Directions for this task
Below are some records. Retype exactly the lines from the one containing "Recreate this image" through the one containing "wall_x1 = (592 - C0) / CS", both included, skipping every picture.

Collected data entries
***
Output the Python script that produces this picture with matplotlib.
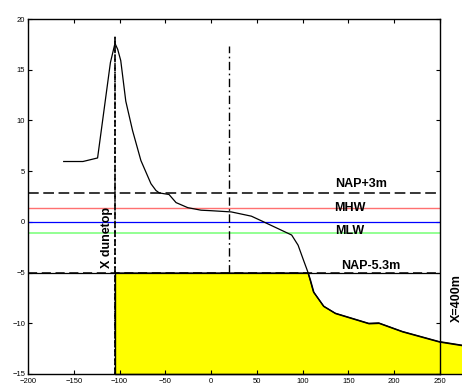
"""
Dwarsprofiel duin met referentieniveaus (NAP+3m, MHW, MLW, NAP-5.3m)
"""

import numpy as np
import matplotlib
matplotlib.use('Agg')
import matplotlib.pyplot as plt

plt.rcParams['font.family'] = ['Liberation Sans', 'DejaVu Sans']

# Profiel (x in m, hoogte in m t.o.v. NAP)
profiel_x = np.array([-161, -140, -124, -110, -105, -102, -98.7, -93.2, -85.8,
                      -76.7, -65.7, -60.3, -56.6, -46, -38.3, -25.5, -11, 0, 22, 44,
                      55, 88, 95, 100.8, 105.5, 108, 111.7, 122.7, 135.5, 157.4, 172,
                      183, 208.7, 249, 277])
profiel_y = np.array([5.95, 5.95, 6.3, 15.7, 17.6, 17.0, 15.9, 11.9, 9.0,
                      6.05, 3.76, 3.1, 2.85, 2.7, 1.9, 1.4, 1.15, 1.1, 0.98, 0.56,
                      0.1, -1.3, -2.3, -3.75, -4.9, -5.7, -6.9, -8.3, -9.0, -9.6, -10.0,
                      -9.96, -10.8, -11.8, -12.2])

# Niveaus
NAP_PLUS3 = 2.8
MHW = 1.4
NUL = 0.0
MLW = -1.05
NAP_MIN53 = -5.0
BODEM = -15

# Verticale lijnen
X_DUINTOP = -105
X_DUINTOP_TOP = 18.3
X_RAAI = 20
X_RAAI_TOP = 17.3

x_ticks = [-200, -150, -100, -50, 0, 50, 100, 150, 200, 250]
y_ticks = [-15, -10, -5, 0, 5, 10, 15, 20]

fig = plt.figure(figsize=(4.62, 3.84), dpi=100)
ax = fig.add_axes([28 / 462, 10 / 384, 412 / 462, 355 / 384])

# Gele vulling onder NAP-5.3m en het profiel
sel = profiel_x > X_DUINTOP
vul_x = np.concatenate([[X_DUINTOP], profiel_x[sel]])
vul_top = np.minimum(np.concatenate([[NAP_MIN53], profiel_y[sel]]), NAP_MIN53)
ax.fill_between(vul_x, vul_top, BODEM, facecolor='yellow', edgecolor='black',
                linewidth=1.0, clip_on=False, zorder=1)

# Horizontale niveaus
ax.axhline(NAP_PLUS3, color='black', linestyle='--', dashes=(7, 3), linewidth=1.1, zorder=2)
ax.axhline(MHW, color='#ff7070', linewidth=1.0, zorder=2)
ax.axhline(NUL, color='#0000ff', linewidth=0.9, zorder=2)
ax.axhline(MLW, color='#80ff80', linewidth=1.2, zorder=2)
ax.axhline(NAP_MIN53, color='black', linewidth=0.9, zorder=2)
ax.axhline(NAP_MIN53, color='black', linestyle='--', dashes=(6, 3), linewidth=1.1, zorder=2)

# Verticale lijnen
ax.plot([X_DUINTOP, X_DUINTOP], [BODEM, X_DUINTOP_TOP], color='black',
        linestyle='--', dashes=(4, 1.5), linewidth=1.2, zorder=3)
ax.plot([X_DUINTOP, X_DUINTOP], [BODEM, X_DUINTOP_TOP], color='black',
        linestyle=':', linewidth=1.2, zorder=3)
ax.plot([X_RAAI, X_RAAI], [NAP_MIN53, X_RAAI_TOP], color='black',
        linestyle='-.', dashes=(6, 2.5, 1.2, 2.5), linewidth=1.0, zorder=3)

# Profiel
ax.plot(profiel_x, profiel_y, color='black', linewidth=0.9, clip_on=False, zorder=4)

# Labels
tkw = dict(fontsize=9, fontweight='bold', ha='center', va='center', zorder=5)
ax.text(163.5, 3.7, 'NAP+3m', **tkw)
ax.text(152, 1.4, 'MHW', **tkw)
ax.text(151, -0.95, 'MLW', **tkw)
ax.text(174, -4.35, 'NAP-5.3m', **tkw)
ax.text(-113.3, -1.5, 'X dunetop', rotation=90, **tkw)
ax.text(268, -7.5, 'X=400m', rotation=90, clip_on=False, **tkw)

ax.set_xlim(-200, 250)
ax.set_ylim(-15, 20)
ax.set_xticks(x_ticks)
ax.set_yticks(y_ticks)
ax.tick_params(direction='in', top=True, right=True, length=3, width=0.8,
               labelsize=5.5)
ax.tick_params(axis='x', pad=3)
ax.tick_params(axis='y', pad=2)
for s in ax.spines.values():
    s.set_linewidth(1.0)
    s.set_zorder(6)

fig.savefig('out.png', dpi=100)
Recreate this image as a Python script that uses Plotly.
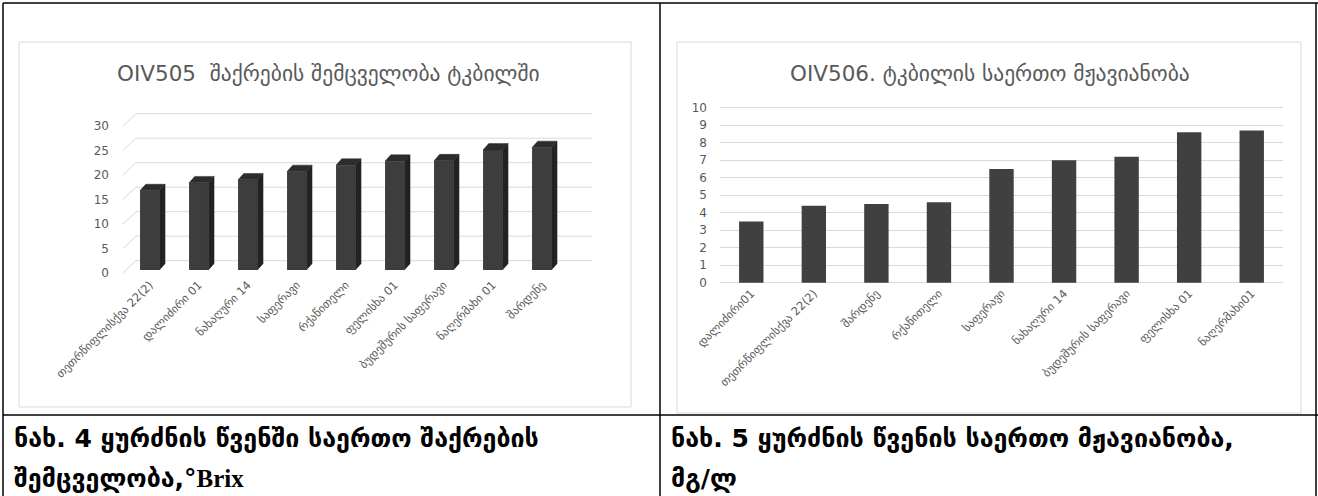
import numpy as np
import plotly.graph_objects as go

# --- data -------------------------------------------------------------
sugar_varieties = ["თეთრწიფლისქვა 22(2)", "დალიძირი 01", "ნახაღური 14", "საფერავი",
                   "რქაწითელი", "ფელისხა 01", "ბუდეშურის საფერავი", "ნაღერმახი 01", "შარდენე"]
sugar_brix = [16.2, 17.8, 18.4, 20.1, 21.4, 22.2, 22.3, 24.5, 25.0]
sugar_ticks = [0, 5, 10, 15, 20, 25, 30]

acid_varieties = ["დალიძირი01", "თეთრწიფლისქვა 22(2)", "შარდენე", "რქაწითელი", "საფერავი",
                  "ნახაღური 14", "ბუდეშურის საფერავი", "ფელისხა 01", "ნაღერმახი01"]
acid_gl = [3.5, 4.4, 4.5, 4.6, 6.5, 7.0, 7.2, 8.6, 8.7]
acid_ticks = list(range(0, 11))

title_left = "OIV505  შაქრების შემცველობა ტკბილში"
title_right = "OIV506. ტკბილის საერთო მჟავიანობა"
caption_left = ["ნახ. 4 ყურძნის წვენში საერთო შაქრების",
                "შემცველობა,°<span style='font-family:Liberation Serif'>Brix</span>"]
caption_right = ["ნახ. 5 ყურძნის წვენის საერთო მჟავიანობა,", "მგ/ლ"]

# --- page geometry (pixels) -------------------------------------------
W, H = 1318, 496
fx = lambda p: p / W
fy = lambda p: 1 - p / H

GEO = "DejaVu Sans"
GREY = "#595959"
GRID = "#d9d9d9"

fig = go.Figure()

# --- left chart: 3-D style columns -------------------------------------
# pixel mapping: category 0 at 149.7 px, 49 px per category; value 0 at 270 px, 4.9 px per unit
C0, CS = 149.7, 49.0
V0, VS = 270.0, 4.9
idx = np.arange(len(sugar_varieties))
bw, ddx, ddy = 0.394, 0.116, 1.3    # front width, depth offsets
wall_dy = 1.9                       # back wall gridlines sit higher
stub_x0 = (123 - C0) / CS
wall_x0 = (136 - C0) / CS
wall_x1 = (592 - C0) / CS

fig.add_trace(go.Bar(x=idx, y=sugar_brix, width=bw, marker=dict(color="#3d3d3d", line=dict(width=0)),
                     showlegend=False, xaxis="x", yaxis="y"))

sx, sy, tx, ty = [], [], [], []
for i, v in zip(idx, sugar_brix):
    x0, x1 = i - bw / 2, i + bw / 2
    sx += [x1, x1 + ddx, x1 + ddx, x1, x1, None]
    sy += [0, ddy, v + ddy, v, 0, None]
    tx += [x0, x0 + ddx, x1 + ddx, x1, x0, None]
    ty += [v, v + ddy, v + ddy, v, v, None]
fig.add_trace(go.Scatter(x=sx, y=sy, mode="lines", fill="toself", fillcolor="#222222",
                         line=dict(width=0.5, color="#222222"), hoverinfo="skip",
                         showlegend=False, xaxis="x", yaxis="y"))
fig.add_trace(go.Scatter(x=tx, y=ty, mode="lines", fill="toself", fillcolor="#2c2c2c",
                         line=dict(width=0.5, color="#2c2c2c"), hoverinfo="skip",
                         showlegend=False, xaxis="x", yaxis="y"))

# --- right chart: flat columns -----------------------------------------
fig.add_trace(go.Bar(x=acid_varieties, y=acid_gl, width=0.39,
                     marker=dict(color="#404040", line=dict(width=0)),
                     showlegend=False, xaxis="x2", yaxis="y2"))

lx0, lx1 = 112, 600
ly0, ly1 = 100, 275
rx0, rx1 = 720, 1283
ry0, ry1 = 100, 283.5

fig.update_layout(
    width=W, height=H, margin=dict(l=0, r=0, t=0, b=0, autoexpand=False),
    paper_bgcolor="white", plot_bgcolor="rgba(0,0,0,0)",
    xaxis=dict(domain=[fx(lx0), fx(lx1)], automargin=False,
               range=[(lx0 - C0) / CS, (lx1 - C0) / CS],
               tickmode="array", tickvals=idx, ticktext=sugar_varieties,
               tickangle=-45, tickfont=dict(family=GEO, size=11.5, color=GREY),
               showgrid=False, zeroline=False, showline=False, ticks=""),
    yaxis=dict(domain=[fy(ly1), fy(ly0)], automargin=False,
               range=[(V0 - ly1) / VS, (V0 - ly0) / VS],
               tickmode="array", tickvals=sugar_ticks,
               tickfont=dict(family=GEO, size=12, color=GREY),
               ticklabelshift=3, ticklabelstandoff=2,
               showgrid=False, zeroline=False, showline=False, ticks=""),
    xaxis2=dict(domain=[fx(rx0), fx(rx1)], range=[-0.5, 8.5], automargin=False,
                tickangle=-45, tickfont=dict(family=GEO, size=11.5, color=GREY),
                showgrid=False, zeroline=False, showline=False, ticks="", anchor="y2"),
    yaxis2=dict(domain=[fy(ry1), fy(ry0)], automargin=False,
                range=[(282.7 - ry1) / 17.5, (282.7 - ry0) / 17.5],
                tickmode="array", tickvals=acid_ticks,
                tickfont=dict(family=GEO, size=12, color=GREY),
                ticklabelstandoff=12,
                showgrid=True, gridcolor=GRID, gridwidth=1,
                zeroline=True, zerolinecolor=GRID, zerolinewidth=1,
                showline=False, ticks="", anchor="x2"),
)

# back-wall gridlines of the 3-D chart (with the short floor diagonals), under the columns
shapes = []
for t in sugar_ticks:
    shapes.append(dict(type="path", xref="x", yref="y", layer="below",
                       path=f"M {stub_x0},{t - 0.6} L {wall_x0},{t + wall_dy} L {wall_x1},{t + wall_dy}",
                       line=dict(color=GRID, width=1)))

# chart frames and table rules
shapes += [
    dict(type="rect", xref="paper", yref="paper", x0=fx(19), x1=fx(631), y0=fy(407), y1=fy(42),
         line=dict(color=GRID, width=1), layer="below"),
    dict(type="rect", xref="paper", yref="paper", x0=fx(677), x1=fx(1301), y0=fy(413), y1=fy(42),
         line=dict(color=GRID, width=1), layer="below"),
]
for (a, b, c, d) in [(3, 3, 1318, 3), (3, 415, 1318, 415), (3, 3, 3, 496),
                     (660, 3, 660, 496), (1316, 3, 1316, 496)]:
    shapes.append(dict(type="line", xref="paper", yref="paper", x0=fx(a), y0=fy(b), x1=fx(c), y1=fy(d),
                       line=dict(color="black", width=1.5)))
fig.update_layout(shapes=shapes)

annotations = [
    dict(text=title_left, x=fx(328), y=fy(73), xref="paper", yref="paper", showarrow=False,
         xanchor="center", yanchor="middle", font=dict(family=GEO, size=21.5, color=GREY)),
    dict(text=title_right, x=fx(990), y=fy(73), xref="paper", yref="paper", showarrow=False,
         xanchor="center", yanchor="middle", font=dict(family=GEO, size=21.5, color=GREY)),
]
for cap, x0 in [(caption_left, 12), (caption_right, 669)]:
    for line, yc in zip(cap, [438, 478]):
        annotations.append(dict(text=line, x=fx(x0), y=fy(yc), xref="paper", yref="paper",
                                showarrow=False, xanchor="left", yanchor="middle", align="left",
                                font=dict(family=GEO, size=25, color="black", weight="bold")))
fig.update_layout(annotations=annotations)

fig.write_html("out.html")
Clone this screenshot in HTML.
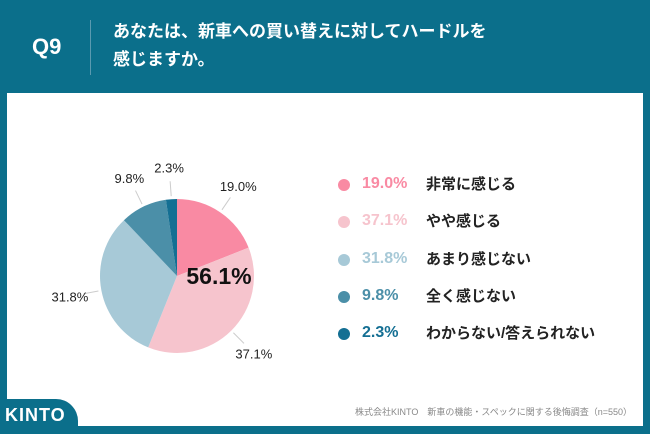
<!DOCTYPE html>
<html><head><meta charset="utf-8"><style>
body{margin:0;width:650px;height:434px;overflow:hidden;background:#0b6f8b;font-family:"Liberation Sans","Noto Sans CJK JP",sans-serif;position:relative}
.panel{position:absolute;left:7px;top:93px;width:636px;height:333px;background:#fff}
.q{position:absolute;left:32px;top:34px;color:#fff;font-size:22px;font-weight:bold}
.div{position:absolute;left:90px;top:20px;width:1px;height:55px;background:#5a9ab0}
.title{position:absolute;left:113px;top:18px;color:#fff;font-size:17px;font-weight:bold;line-height:28px}
.tab{position:absolute;left:0;top:399px;width:78px;height:35px;background:#0b6f8b;border-top-right-radius:22px}
.logo{position:absolute;left:5px;top:405px;color:#fff;font-size:18px;font-weight:bold;letter-spacing:1px}
.src{position:absolute;right:18px;top:405px;font-size:9px;color:#888}
.leg{position:absolute;left:338px;font-size:15px;font-weight:bold;height:20px}
.leg .d{position:absolute;left:0;top:4px;width:12px;height:12px;border-radius:50%}
.leg .p{position:absolute;left:24px;top:0;font-size:16px}
.leg .l{position:absolute;left:88px;top:-2px;color:#222;white-space:nowrap}
</style></head><body>
<div class="q">Q9</div>
<div class="div"></div>
<div class="title">あなたは、新車への買い替えに対してハードルを<br>感じますか。</div>
<div class="panel"></div>
<svg id="pie" width="650" height="434" style="position:absolute;left:0;top:0"></svg>
<div id="legend"></div>
<div class="tab"></div>
<div class="logo">KINTO</div>
<div class="src">株式会社KINTO　新車の機能・スペックに関する後悔調査（n=550）</div>
<script>
const categories=["非常に感じる","やや感じる","あまり感じない","全く感じない","わからない/答えられない"];
const values=[19.0,37.1,31.8,9.8,2.3];
const labels=["19.0%","37.1%","31.8%","9.8%","2.3%"];
const colors=["#f98aa3","#f6c4cd","#a7c9d7","#4b8fa8","#146f93"];
const ns="http://www.w3.org/2000/svg";
const svg=document.getElementById('pie');
const cx=177,cy=276,r=77;
const total=values.reduce((a,b)=>a+b,0);
let a0=0;
function pt(a,rr){return [cx+rr*Math.sin(a),cy-rr*Math.cos(a)];}
values.forEach((v,i)=>{
  const a1=a0+v/total*2*Math.PI;
  const p0=pt(a0,r),p1=pt(a1,r);
  const path=document.createElementNS(ns,'path');
  path.setAttribute('d',`M${cx},${cy}L${p0[0]},${p0[1]}A${r},${r} 0 ${a1-a0>Math.PI?1:0} 1 ${p1[0]},${p1[1]}Z`);
  path.setAttribute('fill',colors[i]);
  
  
  svg.appendChild(path);
  const m=(a0+a1)/2;
  const l0=pt(m,r+3),l1=pt(m,r+18);
  const ln=document.createElementNS(ns,'line');
  ln.setAttribute('x1',l0[0]);ln.setAttribute('y1',l0[1]);ln.setAttribute('x2',l1[0]);ln.setAttribute('y2',l1[1]);
  ln.setAttribute('stroke','#ccc');ln.setAttribute('stroke-width','1');
  
  
  svg.appendChild(ln);
  const lp=pt(m,r+32);
  const t=document.createElementNS(ns,'text');
  t.setAttribute('x',lp[0]);t.setAttribute('y',lp[1]+5);
  t.setAttribute('text-anchor','middle');t.setAttribute('font-size','13');t.setAttribute('fill','#222');
  t.setAttribute('font-family','Liberation Sans, sans-serif');
  t.textContent=labels[i];
  
  
  svg.appendChild(t);
  a0=a1;
});
const c=document.createElementNS(ns,'text');
c.setAttribute('x',219);c.setAttribute('y',284);c.setAttribute('text-anchor','middle');
c.setAttribute('font-size','23');c.setAttribute('font-weight','bold');c.setAttribute('fill','#111');
c.setAttribute('font-family','Liberation Sans, sans-serif');
c.textContent=(values[0]+values[1]).toFixed(1)+'%';


svg.appendChild(c);
const leg=document.getElementById('legend');
categories.forEach((cat,i)=>{
  const d=document.createElement('div');
  d.className='leg';d.style.top=(175+i*37.3)+'px';
  
  
  d.innerHTML=`<span class="d" style="background:${colors[i]}"></span><span class="p" style="color:${colors[i]}">${labels[i]}</span><span class="l">${cat}</span>`;
  leg.appendChild(d);
});
</script>
</body></html>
***
Result of this task
Recreate this image as a Python script that uses Plotly.
import numpy as np
import plotly.graph_objects as go

# --- data -------------------------------------------------------------
sugar_varieties = ["თეთრწიფლისქვა 22(2)", "დალიძირი 01", "ნახაღური 14", "საფერავი",
                   "რქაწითელი", "ფელისხა 01", "ბუდეშურის საფერავი", "ნაღერმახი 01", "შარდენე"]
sugar_brix = [16.2, 17.8, 18.4, 20.1, 21.4, 22.2, 22.3, 24.5, 25.0]
sugar_ticks = [0, 5, 10, 15, 20, 25, 30]

acid_varieties = ["დალიძირი01", "თეთრწიფლისქვა 22(2)", "შარდენე", "რქაწითელი", "საფერავი",
                  "ნახაღური 14", "ბუდეშურის საფერავი", "ფელისხა 01", "ნაღერმახი01"]
acid_gl = [3.5, 4.4, 4.5, 4.6, 6.5, 7.0, 7.2, 8.6, 8.7]
acid_ticks = list(range(0, 11))

title_left = "OIV505  შაქრების შემცველობა ტკბილში"
title_right = "OIV506. ტკბილის საერთო მჟავიანობა"
caption_left = ["ნახ. 4 ყურძნის წვენში საერთო შაქრების",
                "შემცველობა,°<span style='font-family:Liberation Serif'>Brix</span>"]
caption_right = ["ნახ. 5 ყურძნის წვენის საერთო მჟავიანობა,", "მგ/ლ"]

# --- page geometry (pixels) -------------------------------------------
W, H = 1318, 496
fx = lambda p: p / W
fy = lambda p: 1 - p / H

GEO = "DejaVu Sans"
GREY = "#595959"
GRID = "#d9d9d9"

fig = go.Figure()

# --- left chart: 3-D style columns -------------------------------------
# pixel mapping: category 0 at 149.7 px, 49 px per category; value 0 at 270 px, 4.9 px per unit
C0, CS = 149.7, 49.0
V0, VS = 270.0, 4.9
idx = np.arange(len(sugar_varieties))
bw, ddx, ddy = 0.394, 0.116, 1.3    # front width, depth offsets
wall_dy = 1.9                       # back wall gridlines sit higher
stub_x0 = (123 - C0) / CS
wall_x0 = (136 - C0) / CS
wall_x1 = (592 - C0) / CS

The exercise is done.